Stored data:
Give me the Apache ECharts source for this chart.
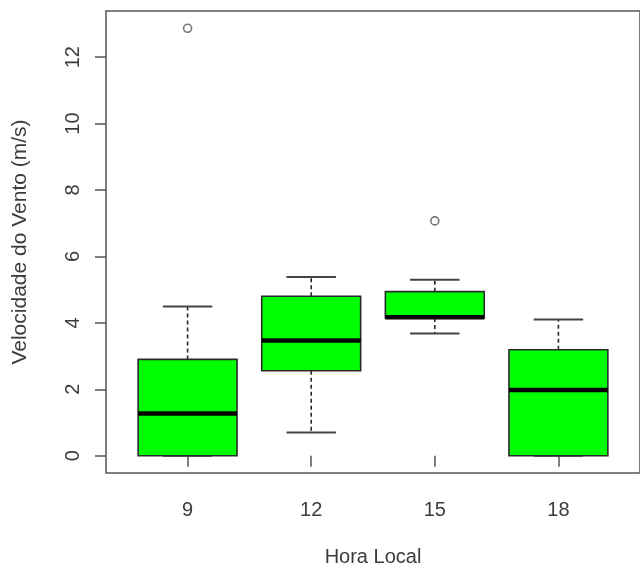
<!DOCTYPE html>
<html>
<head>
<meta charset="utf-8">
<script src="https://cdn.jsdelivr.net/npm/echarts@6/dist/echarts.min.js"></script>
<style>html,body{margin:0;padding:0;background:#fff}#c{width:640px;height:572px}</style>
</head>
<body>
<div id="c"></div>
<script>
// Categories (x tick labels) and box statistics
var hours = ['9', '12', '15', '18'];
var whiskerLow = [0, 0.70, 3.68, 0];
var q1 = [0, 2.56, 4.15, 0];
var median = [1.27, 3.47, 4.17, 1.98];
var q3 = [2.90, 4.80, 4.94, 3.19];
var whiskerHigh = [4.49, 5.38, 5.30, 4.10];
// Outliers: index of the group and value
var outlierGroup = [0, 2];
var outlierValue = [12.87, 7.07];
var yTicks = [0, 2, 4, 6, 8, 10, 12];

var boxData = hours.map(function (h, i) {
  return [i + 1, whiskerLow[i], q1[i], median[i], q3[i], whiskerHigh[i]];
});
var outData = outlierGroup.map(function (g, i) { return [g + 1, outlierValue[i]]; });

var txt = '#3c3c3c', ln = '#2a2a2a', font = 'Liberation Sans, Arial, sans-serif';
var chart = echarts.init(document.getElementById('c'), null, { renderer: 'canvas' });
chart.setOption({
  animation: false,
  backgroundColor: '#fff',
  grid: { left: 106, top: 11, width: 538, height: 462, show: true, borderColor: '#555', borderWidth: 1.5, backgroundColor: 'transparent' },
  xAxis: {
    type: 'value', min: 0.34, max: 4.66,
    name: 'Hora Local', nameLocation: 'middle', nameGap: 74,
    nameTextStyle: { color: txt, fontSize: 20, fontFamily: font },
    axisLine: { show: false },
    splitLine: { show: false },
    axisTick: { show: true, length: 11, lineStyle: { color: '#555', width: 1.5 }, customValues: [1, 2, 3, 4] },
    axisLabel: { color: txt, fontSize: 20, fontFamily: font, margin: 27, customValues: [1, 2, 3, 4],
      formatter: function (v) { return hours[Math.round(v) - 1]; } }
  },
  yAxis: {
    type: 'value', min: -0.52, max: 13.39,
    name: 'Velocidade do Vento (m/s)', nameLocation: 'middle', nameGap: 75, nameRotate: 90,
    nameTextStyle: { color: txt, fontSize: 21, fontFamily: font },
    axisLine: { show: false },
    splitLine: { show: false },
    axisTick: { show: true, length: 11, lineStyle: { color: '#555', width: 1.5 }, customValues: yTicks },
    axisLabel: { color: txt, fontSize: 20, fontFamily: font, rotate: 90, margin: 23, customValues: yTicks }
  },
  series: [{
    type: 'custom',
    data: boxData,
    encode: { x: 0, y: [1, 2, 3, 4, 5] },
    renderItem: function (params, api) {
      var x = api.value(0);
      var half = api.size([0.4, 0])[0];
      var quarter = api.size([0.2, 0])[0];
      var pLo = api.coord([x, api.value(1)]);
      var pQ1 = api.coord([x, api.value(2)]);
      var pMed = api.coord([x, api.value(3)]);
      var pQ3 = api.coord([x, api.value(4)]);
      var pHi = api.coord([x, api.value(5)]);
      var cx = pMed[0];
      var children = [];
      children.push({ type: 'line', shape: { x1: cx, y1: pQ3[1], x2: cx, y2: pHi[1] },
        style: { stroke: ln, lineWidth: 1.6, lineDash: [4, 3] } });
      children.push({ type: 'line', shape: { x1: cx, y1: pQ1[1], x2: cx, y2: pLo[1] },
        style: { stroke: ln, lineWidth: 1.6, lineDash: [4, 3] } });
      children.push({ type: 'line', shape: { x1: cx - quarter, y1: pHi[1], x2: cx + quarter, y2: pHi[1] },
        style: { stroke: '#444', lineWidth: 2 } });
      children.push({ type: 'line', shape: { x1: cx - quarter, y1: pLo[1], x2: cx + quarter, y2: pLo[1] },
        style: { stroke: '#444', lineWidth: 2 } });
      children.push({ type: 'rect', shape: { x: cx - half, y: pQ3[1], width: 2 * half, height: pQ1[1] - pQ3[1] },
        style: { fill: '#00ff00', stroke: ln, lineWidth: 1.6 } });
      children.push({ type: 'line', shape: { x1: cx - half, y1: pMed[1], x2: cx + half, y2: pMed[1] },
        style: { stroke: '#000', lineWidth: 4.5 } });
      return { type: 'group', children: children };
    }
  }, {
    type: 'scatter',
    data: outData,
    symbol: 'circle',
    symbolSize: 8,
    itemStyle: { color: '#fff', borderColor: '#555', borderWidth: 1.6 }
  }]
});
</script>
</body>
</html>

Exercise: Return each line exactly as written. Any picture gets left out.

Response:
Give me the Apache ECharts source for this chart.
<!DOCTYPE html>
<html>
<head>
<meta charset="utf-8">
<script src="https://cdn.jsdelivr.net/npm/echarts@6/dist/echarts.min.js"></script>
<style>html,body{margin:0;padding:0;background:#fff}#c{width:640px;height:572px}</style>
</head>
<body>
<div id="c"></div>
<script>
// Categories (x tick labels) and box statistics
var hours = ['9', '12', '15', '18'];
var whiskerLow = [0, 0.70, 3.68, 0];
var q1 = [0, 2.56, 4.15, 0];
var median = [1.27, 3.47, 4.17, 1.98];
var q3 = [2.90, 4.80, 4.94, 3.19];
var whiskerHigh = [4.49, 5.38, 5.30, 4.10];
// Outliers: index of the group and value
var outlierGroup = [0, 2];
var outlierValue = [12.87, 7.07];
var yTicks = [0, 2, 4, 6, 8, 10, 12];

var boxData = hours.map(function (h, i) {
  return [i + 1, whiskerLow[i], q1[i], median[i], q3[i], whiskerHigh[i]];
});
var outData = outlierGroup.map(function (g, i) { return [g + 1, outlierValue[i]]; });

var txt = '#3c3c3c', ln = '#2a2a2a', font = 'Liberation Sans, Arial, sans-serif';
var chart = echarts.init(document.getElementById('c'), null, { renderer: 'canvas' });
chart.setOption({
  animation: false,
  backgroundColor: '#fff',
  grid: { left: 106, top: 11, width: 538, height: 462, show: true, borderColor: '#555', borderWidth: 1.5, backgroundColor: 'transparent' },
  xAxis: {
    type: 'value', min: 0.34, max: 4.66,
    name: 'Hora Local', nameLocation: 'middle', nameGap: 74,
    nameTextStyle: { color: txt, fontSize: 20, fontFamily: font },
    axisLine: { show: false },
    splitLine: { show: false },
    axisTick: { show: true, length: 11, lineStyle: { color: '#555', width: 1.5 }, customValues: [1, 2, 3, 4] },
    axisLabel: { color: txt, fontSize: 20, fontFamily: font, margin: 27, customValues: [1, 2, 3, 4],
      formatter: function (v) { return hours[Math.round(v) - 1]; } }
  },
  yAxis: {
    type: 'value', min: -0.52, max: 13.39,
    name: 'Velocidade do Vento (m/s)', nameLocation: 'middle', nameGap: 75, nameRotate: 90,
    nameTextStyle: { color: txt, fontSize: 21, fontFamily: font },
    axisLine: { show: false },
    splitLine: { show: false },
    axisTick: { show: true, length: 11, lineStyle: { color: '#555', width: 1.5 }, customValues: yTicks },
    axisLabel: { color: txt, fontSize: 20, fontFamily: font, rotate: 90, margin: 23, customValues: yTicks }
  },
  series: [{
    type: 'custom',
    data: boxData,
    encode: { x: 0, y: [1, 2, 3, 4, 5] },
    renderItem: function (params, api) {
      var x = api.value(0);
      var half = api.size([0.4, 0])[0];
      var quarter = api.size([0.2, 0])[0];
      var pLo = api.coord([x, api.value(1)]);
      var pQ1 = api.coord([x, api.value(2)]);
      var pMed = api.coord([x, api.value(3)]);
      var pQ3 = api.coord([x, api.value(4)]);
      var pHi = api.coord([x, api.value(5)]);
      var cx = pMed[0];
      var children = [];
      children.push({ type: 'line', shape: { x1: cx, y1: pQ3[1], x2: cx, y2: pHi[1] },
        style: { stroke: ln, lineWidth: 1.6, lineDash: [4, 3] } });
      children.push({ type: 'line', shape: { x1: cx, y1: pQ1[1], x2: cx, y2: pLo[1] },
        style: { stroke: ln, lineWidth: 1.6, lineDash: [4, 3] } });
      children.push({ type: 'line', shape: { x1: cx - quarter, y1: pHi[1], x2: cx + quarter, y2: pHi[1] },
        style: { stroke: '#444', lineWidth: 2 } });
      children.push({ type: 'line', shape: { x1: cx - quarter, y1: pLo[1], x2: cx + quarter, y2: pLo[1] },
        style: { stroke: '#444', lineWidth: 2 } });
      children.push({ type: 'rect', shape: { x: cx - half, y: pQ3[1], width: 2 * half, height: pQ1[1] - pQ3[1] },
        style: { fill: '#00ff00', stroke: ln, lineWidth: 1.6 } });
      children.push({ type: 'line', shape: { x1: cx - half, y1: pMed[1], x2: cx + half, y2: pMed[1] },
        style: { stroke: '#000', lineWidth: 4.5 } });
      return { type: 'group', children: children };
    }
  }, {
    type: 'scatter',
    data: outData,
    symbol: 'circle',
    symbolSize: 8,
    itemStyle: { color: '#fff', borderColor: '#555', borderWidth: 1.6 }
  }]
});
</script>
</body>
</html>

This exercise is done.